Data and results from the group work can be shared through the wiki and are available to all members to use. You are welcome to discuss ideas, share resources, and talk about interpretations openly and freely.

The report, on the other hand, should be written individually. This is your chance to demonstrate that you understood what the group did and can articulate the details of the experiment. 

We will provide a grading rubric for each project, but keep in mind that these projects are more open-ended than traditional experiments and each group will have a different approach. You will primarily be graded on how well you communicate what you did and what conclusions you arrived at. It is less important to us that the final results “agree with literature” or anything like that (though that can and often should be discussed). Some of your projects in fact have no correct answer.

A good report should accomplish the following. It should clearly and concisely…

  • …describe what your experiment was about and motivate why it is worth studying;
  • …describe how you decided to conduct your experiment (including important details of the apparatus and techniques you employed);
    • (This is important because each group is choosing slightly different parameters. If you don't communicate yours, then it will make interpreting the collected findings much more difficult.)
  • …present your experimental results and analysis (including not just your data, but also any details about how the data were analyzed that are important for the reader to understand how you arrived at your final results);
  • …describe any relevant theory or models which you researched in order to compare you results against; and
  • …present the conclusions which you were able to draw from your experiment.

Since the reader for this report does not necessarily share the same base knowledge as you – there's no manual and sometimes no set procedure, for example – the burden is on you to communicate your complex project to the audience with the minimum effort required.

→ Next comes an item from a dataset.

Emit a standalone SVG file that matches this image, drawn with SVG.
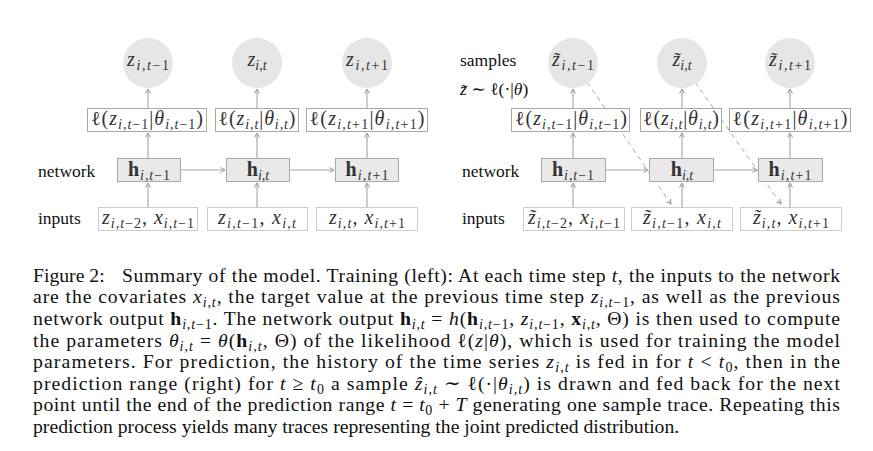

  • The “clarity” component means you may need to make sure that you sufficiently explain your experiment and thought process so that someone who wasn't involved can follow it easily.
  • The “concise” part means you work on making sure that you should keep your report focused on the results you want to present.

You do not need to include every detail of every calculation or process (since you are not being “tested” on completing certain tasks), but you do need to make sure you provide an easy-to-follow guide to the reader so they can understand how each result or conclusions flows from what came before.